Goal of the exercise: Extract the full listing verbatim and drop any pictures from your copy.

_ _ _ _ _ _ _

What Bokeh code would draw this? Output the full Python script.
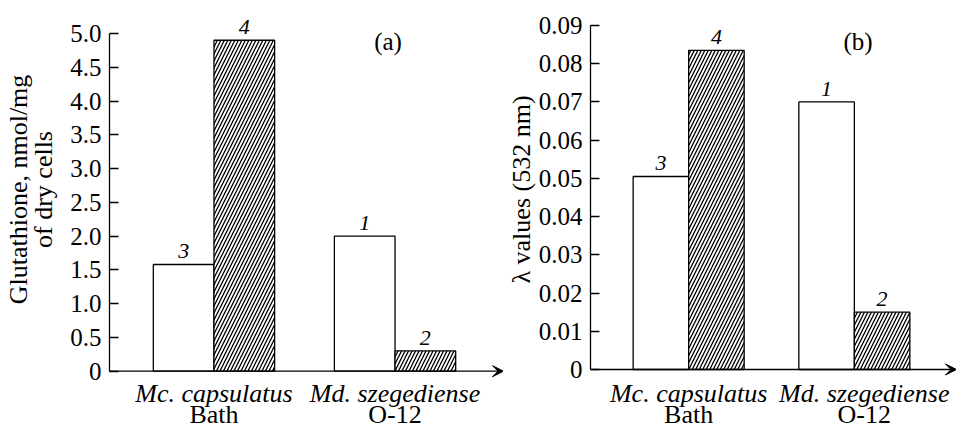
from bokeh.plotting import figure
from bokeh.models import Range1d, FixedTicker, Label, Arrow, VeeHead, LinearAxis
from bokeh.layouts import row
from bokeh.embed import file_html
from bokeh.resources import INLINE

# ---------------- data ----------------
strain_names = ["Mc. capsulatus", "Md. szegediense"]
strain_codes = ["Bath", "O-12"]

glut_plain = [1.58, 2.0]          # bars 3 and 1
glut_hatched = [4.9, 0.3]         # bars 4 and 2
lam_plain = [0.0505, 0.070]
lam_hatched = [0.0835, 0.015]

plain_numbers = ["3", "1"]
hatched_numbers = ["4", "2"]

glut_ticks = [0, 0.5, 1.0, 1.5, 2.0, 2.5, 3.0, 3.5, 4.0, 4.5, 5.0]
glut_tick_labels = ["0", "0.5", "1.0", "1.5", "2.0", "2.5", "3.0", "3.5", "4.0", "4.5", "5.0"]
lam_ticks = [0, 0.01, 0.02, 0.03, 0.04, 0.05, 0.06, 0.07, 0.08, 0.09]
lam_tick_labels = ["0", "0.01", "0.02", "0.03", "0.04", "0.05", "0.06", "0.07", "0.08", "0.09"]

glut_label = "Glutathione, nmol/mg\nof dry cells"
lam_label = "λ values (532 nm)"

FONT = "Liberation Serif"
BW = 0.335


def style_label(ax, text, standoff):
    ax.axis_label = text
    ax.axis_label_standoff = standoff
    ax.axis_label_text_font = FONT
    ax.axis_label_text_font_size = "26px"
    ax.axis_label_text_font_style = "normal"
    ax.axis_label_text_color = "black"
    ax.axis_label_text_line_height = 0.88


def cat_axis(pos, texts, style, standoff):
    return LinearAxis(ticker=FixedTicker(ticks=pos),
                      major_label_overrides={t: s for t, s in zip(pos, texts)},
                      major_tick_in=0, major_tick_out=0, major_tick_line_color=None,
                      minor_tick_line_color=None, major_label_standoff=standoff,
                      major_label_text_font=FONT, major_label_text_font_size="26px",
                      major_label_text_font_style=style,
                      major_label_text_color="black", axis_line_color=None)


def panel(width, bl, xr, yr, bounds, plain, hatched, ticks, tick_labels,
          ylabel, ylabel_standoff, tag, tag_pos, name_shift):
    p = figure(width=width, height=432, output_backend="svg", toolbar_location=None,
               x_range=Range1d(*xr), y_range=Range1d(*yr), x_axis_location=None,
               min_border_left=bl, min_border_right=0, min_border_top=0,
               min_border_bottom=54)
    p.outline_line_color = None
    p.grid.visible = False
    p.background_fill_color = "white"
    p.border_fill_color = "white"

    ya = p.yaxis[0]
    ya.bounds = bounds
    ya.ticker = FixedTicker(ticks=ticks)
    ya.major_label_overrides = {t: s for t, s in zip(ticks, tick_labels)}
    ya.minor_tick_line_color = None
    ya.major_tick_in = 9
    ya.major_tick_out = 0
    ya.axis_line_width = 1.3
    ya.major_tick_line_width = 1.3
    ya.axis_line_color = "black"
    ya.major_tick_line_color = "black"
    ya.major_label_text_font = FONT
    ya.major_label_text_font_size = "25px"
    ya.major_label_text_color = "black"
    ya.major_label_standoff = 8
    style_label(ya, ylabel, ylabel_standoff)

    n = len(plain)
    xs = list(range(n))
    xp = [x - BW / 2 for x in xs]
    xh = [x + BW / 2 for x in xs]
    p.vbar(x=xp, top=plain, width=BW, bottom=0, fill_color="white",
           line_color="black", line_width=1.3)
    p.vbar(x=xh, top=hatched, width=BW, bottom=0, fill_color="white",
           line_color="black", line_width=1.3, hatch_pattern="/",
           hatch_color="black", hatch_scale=7, hatch_weight=1.3)

    for xx, vv, nn in ((xp, plain, plain_numbers), (xh, hatched, hatched_numbers)):
        for x, v, t in zip(xx, vv, nn):
            p.add_layout(Label(x=x, y=v, y_offset=13, text=t, text_align="center",
                               text_baseline="middle", text_font=FONT,
                               text_font_style="italic", text_font_size="22px",
                               text_color="black"))

    p.add_layout(Label(x=tag_pos[0], y=tag_pos[1], text=tag, text_align="center",
                       text_baseline="middle", text_font=FONT,
                       text_font_size="25px", text_color="black"))

    pos = [x + s for x, s in zip(xs, name_shift)]
    p.add_layout(cat_axis(pos, strain_names, "italic", 0), "below")
    p.add_layout(cat_axis(pos, strain_codes, "normal", -11), "below")

    p.add_layout(Arrow(end=VeeHead(size=11, fill_color="black", line_color="black",
                                   line_width=1),
                       x_start=xr[0], y_start=0, x_end=xr[1], y_end=0,
                       line_color="black", line_width=1.3))
    return p


left = panel(503, 107, (-0.577, 1.599), (-0.1081, 5.4886), (0, 5.0),
             glut_plain, glut_hatched, glut_ticks, glut_tick_labels,
             glut_label, 9, "(a)", (0.9615, 4.8816), [0, 0])
right = panel(453, 85, (-0.5924, 1.6165), (-0.002355, 0.096541), (0, 0.09),
              lam_plain, lam_hatched, lam_ticks, lam_tick_labels,
              lam_label, 0, "(b)", (1.0222, 0.08581), [0, 0.06])

layout = row(left, right)
open("out.html", "w").write(file_html(layout, INLINE))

_ _ _ _ _ _ _

Finished answer:
What Bokeh code would draw this? Output the full Python script.
from bokeh.plotting import figure
from bokeh.models import Range1d, FixedTicker, Label, Arrow, VeeHead, LinearAxis
from bokeh.layouts import row
from bokeh.embed import file_html
from bokeh.resources import INLINE

# ---------------- data ----------------
strain_names = ["Mc. capsulatus", "Md. szegediense"]
strain_codes = ["Bath", "O-12"]

glut_plain = [1.58, 2.0]          # bars 3 and 1
glut_hatched = [4.9, 0.3]         # bars 4 and 2
lam_plain = [0.0505, 0.070]
lam_hatched = [0.0835, 0.015]

plain_numbers = ["3", "1"]
hatched_numbers = ["4", "2"]

glut_ticks = [0, 0.5, 1.0, 1.5, 2.0, 2.5, 3.0, 3.5, 4.0, 4.5, 5.0]
glut_tick_labels = ["0", "0.5", "1.0", "1.5", "2.0", "2.5", "3.0", "3.5", "4.0", "4.5", "5.0"]
lam_ticks = [0, 0.01, 0.02, 0.03, 0.04, 0.05, 0.06, 0.07, 0.08, 0.09]
lam_tick_labels = ["0", "0.01", "0.02", "0.03", "0.04", "0.05", "0.06", "0.07", "0.08", "0.09"]

glut_label = "Glutathione, nmol/mg\nof dry cells"
lam_label = "λ values (532 nm)"

FONT = "Liberation Serif"
BW = 0.335


def style_label(ax, text, standoff):
    ax.axis_label = text
    ax.axis_label_standoff = standoff
    ax.axis_label_text_font = FONT
    ax.axis_label_text_font_size = "26px"
    ax.axis_label_text_font_style = "normal"
    ax.axis_label_text_color = "black"
    ax.axis_label_text_line_height = 0.88


def cat_axis(pos, texts, style, standoff):
    return LinearAxis(ticker=FixedTicker(ticks=pos),
                      major_label_overrides={t: s for t, s in zip(pos, texts)},
                      major_tick_in=0, major_tick_out=0, major_tick_line_color=None,
                      minor_tick_line_color=None, major_label_standoff=standoff,
                      major_label_text_font=FONT, major_label_text_font_size="26px",
                      major_label_text_font_style=style,
                      major_label_text_color="black", axis_line_color=None)


def panel(width, bl, xr, yr, bounds, plain, hatched, ticks, tick_labels,
          ylabel, ylabel_standoff, tag, tag_pos, name_shift):
    p = figure(width=width, height=432, output_backend="svg", toolbar_location=None,
               x_range=Range1d(*xr), y_range=Range1d(*yr), x_axis_location=None,
               min_border_left=bl, min_border_right=0, min_border_top=0,
               min_border_bottom=54)
    p.outline_line_color = None
    p.grid.visible = False
    p.background_fill_color = "white"
    p.border_fill_color = "white"

    ya = p.yaxis[0]
    ya.bounds = bounds
    ya.ticker = FixedTicker(ticks=ticks)
    ya.major_label_overrides = {t: s for t, s in zip(ticks, tick_labels)}
    ya.minor_tick_line_color = None
    ya.major_tick_in = 9
    ya.major_tick_out = 0
    ya.axis_line_width = 1.3
    ya.major_tick_line_width = 1.3
    ya.axis_line_color = "black"
    ya.major_tick_line_color = "black"
    ya.major_label_text_font = FONT
    ya.major_label_text_font_size = "25px"
    ya.major_label_text_color = "black"
    ya.major_label_standoff = 8
    style_label(ya, ylabel, ylabel_standoff)

    n = len(plain)
    xs = list(range(n))
    xp = [x - BW / 2 for x in xs]
    xh = [x + BW / 2 for x in xs]
    p.vbar(x=xp, top=plain, width=BW, bottom=0, fill_color="white",
           line_color="black", line_width=1.3)
    p.vbar(x=xh, top=hatched, width=BW, bottom=0, fill_color="white",
           line_color="black", line_width=1.3, hatch_pattern="/",
           hatch_color="black", hatch_scale=7, hatch_weight=1.3)

    for xx, vv, nn in ((xp, plain, plain_numbers), (xh, hatched, hatched_numbers)):
        for x, v, t in zip(xx, vv, nn):
            p.add_layout(Label(x=x, y=v, y_offset=13, text=t, text_align="center",
                               text_baseline="middle", text_font=FONT,
                               text_font_style="italic", text_font_size="22px",
                               text_color="black"))

    p.add_layout(Label(x=tag_pos[0], y=tag_pos[1], text=tag, text_align="center",
                       text_baseline="middle", text_font=FONT,
                       text_font_size="25px", text_color="black"))

    pos = [x + s for x, s in zip(xs, name_shift)]
    p.add_layout(cat_axis(pos, strain_names, "italic", 0), "below")
    p.add_layout(cat_axis(pos, strain_codes, "normal", -11), "below")

    p.add_layout(Arrow(end=VeeHead(size=11, fill_color="black", line_color="black",
                                   line_width=1),
                       x_start=xr[0], y_start=0, x_end=xr[1], y_end=0,
                       line_color="black", line_width=1.3))
    return p


left = panel(503, 107, (-0.577, 1.599), (-0.1081, 5.4886), (0, 5.0),
             glut_plain, glut_hatched, glut_ticks, glut_tick_labels,
             glut_label, 9, "(a)", (0.9615, 4.8816), [0, 0])
right = panel(453, 85, (-0.5924, 1.6165), (-0.002355, 0.096541), (0, 0.09),
              lam_plain, lam_hatched, lam_ticks, lam_tick_labels,
              lam_label, 0, "(b)", (1.0222, 0.08581), [0, 0.06])

layout = row(left, right)
open("out.html", "w").write(file_html(layout, INLINE))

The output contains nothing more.